B. In order to participate in the Plan, an Eligible Employee must
complete the enrollment forms prescribed by the Administrator (including a
purchase agreement and a payroll deduction authorization) and file such forms
with the Administrator (or its designee) prior to the commencement of a Purchase
Period. Such election to participate in the Plan shall become effective on the
first day of the next subsequent Purchase Period.
C. The payroll deduction authorized by a Participant for purposes of
acquiring Common Stock under the Plan may be any whole percentage not in excess
of 10% of the Base Compensation paid to the Participant during the period of
participation.
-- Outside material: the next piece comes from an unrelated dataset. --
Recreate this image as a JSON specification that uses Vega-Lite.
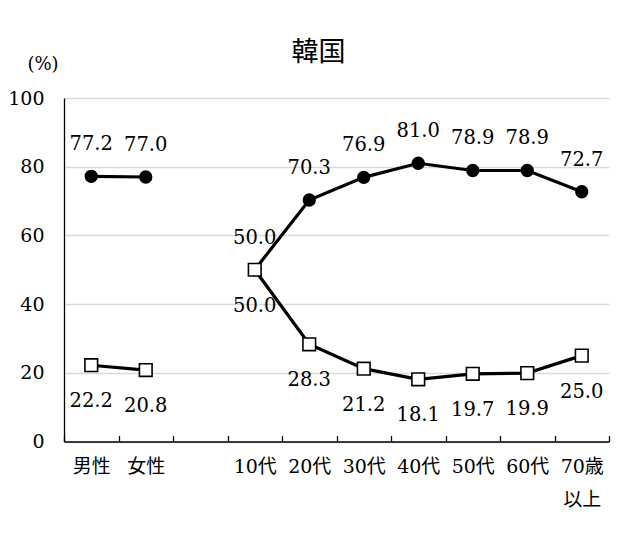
{
  "$schema": "https://vega.github.io/schema/vega-lite/v6.json",
  "width": 545,
  "height": 343.5,
  "autosize": {"type": "none"},
  "padding": {"left": 64, "top": 98, "right": 13, "bottom": 111.5},
  "background": "white",
  "config": {
    "view": {"stroke": null},
    "axis": {"labelColor": "black", "titleColor": "black"}
  },
  "title": {
    "text": "韓国",
    "font": "Noto Sans CJK JP",
    "fontSize": 27,
    "fontWeight": "normal",
    "color": "black",
    "anchor": "middle",
    "frame": "group",
    "baseline": "alphabetic",
    "dx": -18,
    "offset": -33
  },
  "data": {
    "values": [
      {"cat": "男性", "grp": "性別", "series": "系列1", "value": 77.2},
      {"cat": "女性", "grp": "性別", "series": "系列1", "value": 77.0},
      {"cat": "10代", "grp": "年代", "series": "系列1", "value": 50.0},
      {"cat": "20代", "grp": "年代", "series": "系列1", "value": 70.3},
      {"cat": "30代", "grp": "年代", "series": "系列1", "value": 76.9},
      {"cat": "40代", "grp": "年代", "series": "系列1", "value": 81.0},
      {"cat": "50代", "grp": "年代", "series": "系列1", "value": 78.9},
      {"cat": "60代", "grp": "年代", "series": "系列1", "value": 78.9},
      {"cat": "70歳以上", "grp": "年代", "series": "系列1", "value": 72.7},
      {"cat": "男性", "grp": "性別", "series": "系列2", "value": 22.2},
      {"cat": "女性", "grp": "性別", "series": "系列2", "value": 20.8},
      {"cat": "10代", "grp": "年代", "series": "系列2", "value": 50.0},
      {"cat": "20代", "grp": "年代", "series": "系列2", "value": 28.3},
      {"cat": "30代", "grp": "年代", "series": "系列2", "value": 21.2},
      {"cat": "40代", "grp": "年代", "series": "系列2", "value": 18.1},
      {"cat": "50代", "grp": "年代", "series": "系列2", "value": 19.7},
      {"cat": "60代", "grp": "年代", "series": "系列2", "value": 19.9},
      {"cat": "70歳以上", "grp": "年代", "series": "系列2", "value": 25.0}
    ]
  },
  "encoding": {
    "x": {
      "field": "cat",
      "type": "nominal",
      "scale": {"domain": ["男性", "女性", " ", "10代", "20代", "30代", "40代", "50代", "60代", "70歳以上"], "paddingInner": 0, "paddingOuter": 0},
      "axis": {
        "title": null,
        "labelAngle": 0,
        "labelFont": "DejaVu Serif, Noto Sans CJK JP",
        "labelFontSize": 19,
        "labelPadding": 22,
        "labelLineHeight": 33,
        "labelBaseline": "top",
        "labelExpr": "datum.value == '70歳以上' ? ['70歳', '以上'] : datum.value",
        "tickBand": "extent",
        "tickSize": -6,
        "tickColor": "black",
        "tickWidth": 1.3,
        "domainColor": "black",
        "domainWidth": 1.5,
        "grid": false
      }
    },
    "y": {
      "field": "value",
      "type": "quantitative",
      "scale": {"domain": [0, 100], "nice": false},
      "axis": {
        "values": [0, 20, 40, 60, 80, 100],
        "title": "(%)",
        "titleAngle": 0,
        "titleX": -21.5,
        "titleY": -34,
        "titleAlign": "center",
        "titleBaseline": "middle",
        "titleFont": "DejaVu Serif",
        "titleFontSize": 18,
        "titleFontWeight": "normal",
        "labelFont": "DejaVu Serif",
        "labelFontSize": 19,
        "labelPadding": 20,
        "ticks": false,
        "tickSize": 0,
        "domainColor": "black",
        "domainWidth": 1.3,
        "grid": true,
        "gridColor": "#d9d9d9",
        "gridWidth": 1.5
      }
    }
  },
  "layer": [
    {
      "mark": {"type": "line", "color": "black", "strokeWidth": 3.2},
      "encoding": {"detail": [{"field": "series"}, {"field": "grp"}]}
    },
    {
      "transform": [{"filter": "datum.series == '系列1'"}],
      "mark": {"type": "point", "shape": "circle", "filled": true, "color": "black", "size": 177, "opacity": 1}
    },
    {
      "transform": [{"filter": "datum.series == '系列2'"}],
      "mark": {"type": "point", "shape": "square", "filled": true, "fill": "white", "stroke": "black", "strokeWidth": 1.6, "size": 160, "opacity": 1}
    },
    {
      "transform": [{"filter": "datum.series == '系列1'"}],
      "mark": {"type": "text", "font": "DejaVu Serif", "fontSize": 19.5, "color": "black", "baseline": "middle", "dy": -32},
      "encoding": {"text": {"field": "value", "type": "quantitative", "format": ".1f"}}
    },
    {
      "transform": [{"filter": "datum.series == '系列2'"}],
      "mark": {"type": "text", "font": "DejaVu Serif", "fontSize": 19.5, "color": "black", "baseline": "middle", "dy": 36},
      "encoding": {"text": {"field": "value", "type": "quantitative", "format": ".1f"}}
    }
  ]
}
The deduction rate so authorized shall continue in effect, unless
the Participant shall change the rate by filing the appropriate form with the
Administrator (or its designate). An authorization to increase the payroll
deduction rate shall not be effective until the first day of the next subsequent
Purchase Period. A reduction in the payroll deduction rate may be made at any
time during a Purchase Period and shall become effective as soon as practicable
following the filing of such form.
D. Notwithstanding anything to the contrary herein and as contemplated
in Section 423(b)(8) of the Code, no participant may acquire more than $25,000
of Common Stock through the Plan in any calendar year.
E. The acquisition of Common Stock through participation in the Plan
shall neither limit nor require the acquisition of Common Stock by the
Participant under the Plan in any subsequent Purchase Period.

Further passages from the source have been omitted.